Nederlands Instituut voor Ecologie

Persbericht, 30 oktober 2007

Wortelknagers verstoren bovengrondse voedselketen

HETEREN (Gld.) / WAGENINGEN - Als een insect aan de wortels van een plant knabbelt, dan gaat de plantenverdediging 'aan'. Dat blijkt bovengronds de groei en het gedrag van planteneters te beïnvloeden. En dat niet alleen: ook van hun natuurlijke vijanden en de vijanden van hun vijanden! Roxina Soler Gamborena van het Nederlands Instituut voor Ecologie (NIOO-KNAW) ontdekte dat dit sneeuwbaleffect zelfs afstraalde op buurplanten. Ze promoveert vandaag in Wageningen. "Zulke effecten komen waarschijnlijk veel vaker voor dan we tot nu toe gezien hebben."
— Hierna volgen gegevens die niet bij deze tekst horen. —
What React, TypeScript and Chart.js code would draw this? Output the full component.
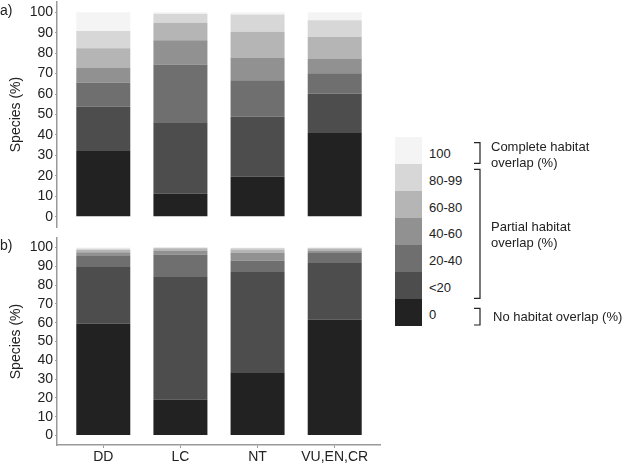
import React, { useEffect, useRef } from "react";
import { Chart, registerables } from "chart.js";

Chart.register(...registerables);

const categories = ["DD", "LC", "NT", "VU,EN,CR"];
const levelLabels = ["0", "<20", "20-40", "40-60", "60-80", "80-99", "100"];
const levelColors = ["#222222", "#4d4d4d", "#6f6f6f", "#919191", "#b5b5b5", "#d7d7d7", "#f4f4f4"];
const yTicks = [0, 10, 20, 30, 40, 50, 60, 70, 80, 90, 100];

// Panel a)
const a0 = [32.2, 11.3, 19.6, 41.0];
const aLt20 = [21.6, 34.9, 29.3, 19.1];
const a20_40 = [11.9, 28.2, 17.9, 10.1];
const a40_60 = [7.3, 11.9, 11.1, 6.9];
const a60_80 = [9.4, 8.5, 12.5, 10.8];
const a80_99 = [8.4, 4.4, 8.5, 8.2];
const a100 = [9.2, 0.8, 1.1, 3.9];

// Panel b)
const b0 = [59.4, 19.1, 33.6, 61.6];
const bLt20 = [30.2, 65.2, 53.3, 30.1];
const b20_40 = [5.9, 11.9, 6.2, 5.3];
const b40_60 = [1.9, 2.1, 3.9, 1.4];
const b60_80 = [1.2, 1.2, 1.9, 1.0];
const b80_99 = [0.8, 0.4, 0.8, 0.4];
const b100 = [0.6, 0.1, 0.3, 0.2];

const panelA = [a0, aLt20, a20_40, a40_60, a60_80, a80_99, a100];
const panelB = [b0, bLt20, b20_40, b40_60, b60_80, b80_99, b100];

const FONT = "'Liberation Sans', Arial, sans-serif";
const AXIS = "#9a9a9a";
const TEXT = "#222222";

function makeConfig(series: number[][], showX: boolean, padTop: number, padBottom: number): any {
  return {
    type: "bar",
    data: {
      datasets: series.map((vals, k) => ({
        label: levelLabels[k],
        data: vals.map((v, i) => ({ x: i, y: v })),
        backgroundColor: levelColors[k],
        borderWidth: 0,
        barPercentage: 0.7,
        categoryPercentage: 1,
      })),
    },
    options: {
      animation: false,
      responsive: false,
      maintainAspectRatio: false,
      layout: { padding: { top: padTop, bottom: padBottom, left: 0, right: 0 } },
      plugins: { legend: { display: false }, tooltip: { enabled: false } },
      scales: {
        x: {
          type: "linear",
          stacked: true,
          offset: false,
          min: -0.6,
          max: 3.6,
          display: showX,
          afterBuildTicks: (s: any) => {
            s.ticks = categories.map((_, i) => ({ value: i }));
          },
          afterFit: (s: any) => {
            s.height = showX ? 18 : 0;
            s.paddingLeft = 0;
            s.paddingRight = 0;
          },
          grid: { offset: false, drawOnChartArea: false, drawTicks: true, tickLength: 3, color: AXIS, lineWidth: 1 },
          border: { display: true, color: AXIS, width: 1.5 },
          ticks: {
            autoSkip: false,
            maxRotation: 0,
            padding: 1,
            color: TEXT,
            font: { family: FONT, size: 14 },
            callback: (v: any) => categories[v] ?? "",
          },
        },
        y: {
          stacked: true,
          min: -5,
          max: 105,
          afterBuildTicks: (s: any) => {
            s.ticks = yTicks.map((v) => ({ value: v }));
          },
          afterFit: (s: any) => {
            s.width = 57;
            s.paddingTop = 0;
            s.paddingBottom = 0;
          },
          grid: { drawOnChartArea: false, drawTicks: true, tickLength: 2, color: AXIS, lineWidth: 1 },
          border: { display: true, color: AXIS, width: 1.5 },
          ticks: { padding: 2, color: TEXT, font: { family: FONT, size: 14 } },
          title: {
            display: true,
            text: "Species (%)",
            color: TEXT,
            font: { family: FONT, size: 14 },
            padding: { top: 8, bottom: 0 },
          },
        },
      },
    },
  };
}

export default function App() {
  const refA = useRef<HTMLCanvasElement>(null);
  const refB = useRef<HTMLCanvasElement>(null);

  useEffect(() => {
    document.body.style.margin = "0";
    const ca = new Chart(refA.current as HTMLCanvasElement, makeConfig(panelA, false, 2, 1));
    const cb = new Chart(refB.current as HTMLCanvasElement, makeConfig(panelB, true, 4, 0));
    return () => {
      ca.destroy();
      cb.destroy();
    };
  }, []);

  const boxTop = 137.3;
  const boxH = 26.9;
  const legendOrder = [6, 5, 4, 3, 2, 1, 0];
  const textStyle: React.CSSProperties = {
    position: "absolute",
    fontFamily: FONT,
    fontSize: 13,
    color: TEXT,
    lineHeight: "16px",
    whiteSpace: "nowrap",
  };

  return (
    <div style={{ position: "relative", width: 630, height: 463, background: "#fff", overflow: "hidden" }}>
      <canvas ref={refA} width={381} height={228} style={{ position: "absolute", left: 0, top: 0 }} />
      <canvas ref={refB} width={381} height={229} style={{ position: "absolute", left: 0, top: 234 }} />
      <div style={{ ...textStyle, fontSize: 14, left: 0, top: 2 }}>a)</div>
      <div style={{ ...textStyle, fontSize: 14, left: 0, top: 237 }}>b)</div>
      {legendOrder.map((k, j) => (
        <React.Fragment key={k}>
          <div
            style={{
              position: "absolute",
              left: 395,
              top: boxTop + j * boxH,
              width: 27,
              height: boxH,
              background: levelColors[k],
            }}
          />
          <div style={{ ...textStyle, left: 429, top: boxTop + j * boxH + boxH / 2 - 8 + 3 }}>{levelLabels[k]}</div>
        </React.Fragment>
      ))}
      <svg width={630} height={463} style={{ position: "absolute", left: 0, top: 0 }}>
        <path d="M474,142.7 H480 V163.3 H474" fill="none" stroke={TEXT} strokeWidth={1.2} />
        <path d="M474,169.3 H480 V298.3 H474" fill="none" stroke={TEXT} strokeWidth={1.2} />
        <path d="M474,308.3 H480 V325 H474" fill="none" stroke={TEXT} strokeWidth={1.2} />
      </svg>
      <div style={{ ...textStyle, left: 491, top: 138.7 }}>Complete habitat</div>
      <div style={{ ...textStyle, left: 491, top: 155.3 }}>overlap (%)</div>
      <div style={{ ...textStyle, left: 491, top: 218.7 }}>Partial habitat</div>
      <div style={{ ...textStyle, left: 491, top: 235 }}>overlap (%)</div>
      <div style={{ ...textStyle, left: 493, top: 308.7 }}>No habitat overlap (%)</div>
    </div>
  );
}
Niet alleen de rups op een plant merkt het als ondergronds een ander insect zit te knagen aan de wortels. De rups is kleiner en groeit langzamer, maar ook zijn natuurlijke vijand (zoals een sluipwesp) en zelfs de vijand van zijn vijand hebben minder succes. De door een wortelvreter en een bladeter gedeelde waardplant geeft de signalen door, bijvoorbeeld in de vorm van aangemaakte verdedigingsstoffen: plantengif dus. Zo kunnen insecten bovengronds tot in de vierde graad in de voedselketen beïnvloed worden door wortelknagerij. Dat effect gaat veel verder dan onderzoekers tot nu toe dachten.

Behalve de groei verandert wortelvraat ook het gedrag van insecten bovengronds. Met een veldproef toonde biologe Roxina Soler Gamborena aan, dat vlinders liever eieren leggen op planten die geen last hebben van wortelplagen (zoals larven van de wortelvlieg). En als sluipwespvrouwtjes het voor het kiezen hebben, dan vermijden ze rupsen op planten met aangevreten wortels. De sluipwespen ruiken dat, omdat de ondergronds aangetaste plant een andere mix van vluchtige stoffen blijkt uit te scheiden. En daar halen ze dus hun neus voor op.

Nog verbazingwekkender is, dat Soler Gamborena vond dat het effect ook afstraalt op de omgeving. Als een plant een wortelknager in huis heeft, dan maakt dat de rups op de buurplant met gave wortels juist aantrekkelijker voor een sluipwesp (om eieren in te leggen). Deze rupsen worden dan sneller gevonden door hun vijanden. Zo heeft de plant met 'wortelgasten' dubbel pech: én wortelschade én geen hulp meer van de vijanden van zijn bovengrondse belagers. "Omdat het ook zo indirect kan werken, komen bovengrondse-ondergrondse interacties in de voedselketen waarschijnlijk veel vaker voor dan tot nu toe gezien," denkt de NIOO-onderzoekster. En dat heeft nogal wat gevolgen. Bij biologische bestrijding maar ook bij natuurontwikkeling is het van belang te weten waar je nu precies naar aan het kijken bent: de oorzaak van een probleem bovengronds kan dus ondergronds liggen.

Grappig genoeg zit het wortelinsect zijn bovengrondse 'tafelgenoten' niet alleen dwars, maar helpt hij ze ook. Door het aanzetten van het plantenalarm begint de waardplant gif te maken en groeien bladetende rupsen dus minder goed. Maar het positieve effect voor deze rupsen is, dat tegelijkertijd ook hun vijanden worden weggejaagd. Zo ontstaat er een 'vijandvrije omgeving'.

Het NIOO is het onderzoeksinstituut voor ecologie van de Koninklijke Nederlandse Akademie van Wetenschappen (KNAW). Het bestaat uit drie centra: voor ecologie van kust en zee, van het zoete water en van het land. Bij het NIOO werken ongeveer 250 mensen. Op het NIOO-Centrum voor Terrestrische Ecologie in Heteren richten de onderzoekers zich op het leven op het land. In 2007 bestaat het NIOO 15 jaar, maar de centra zijn al (ruim) 50 jaar oud.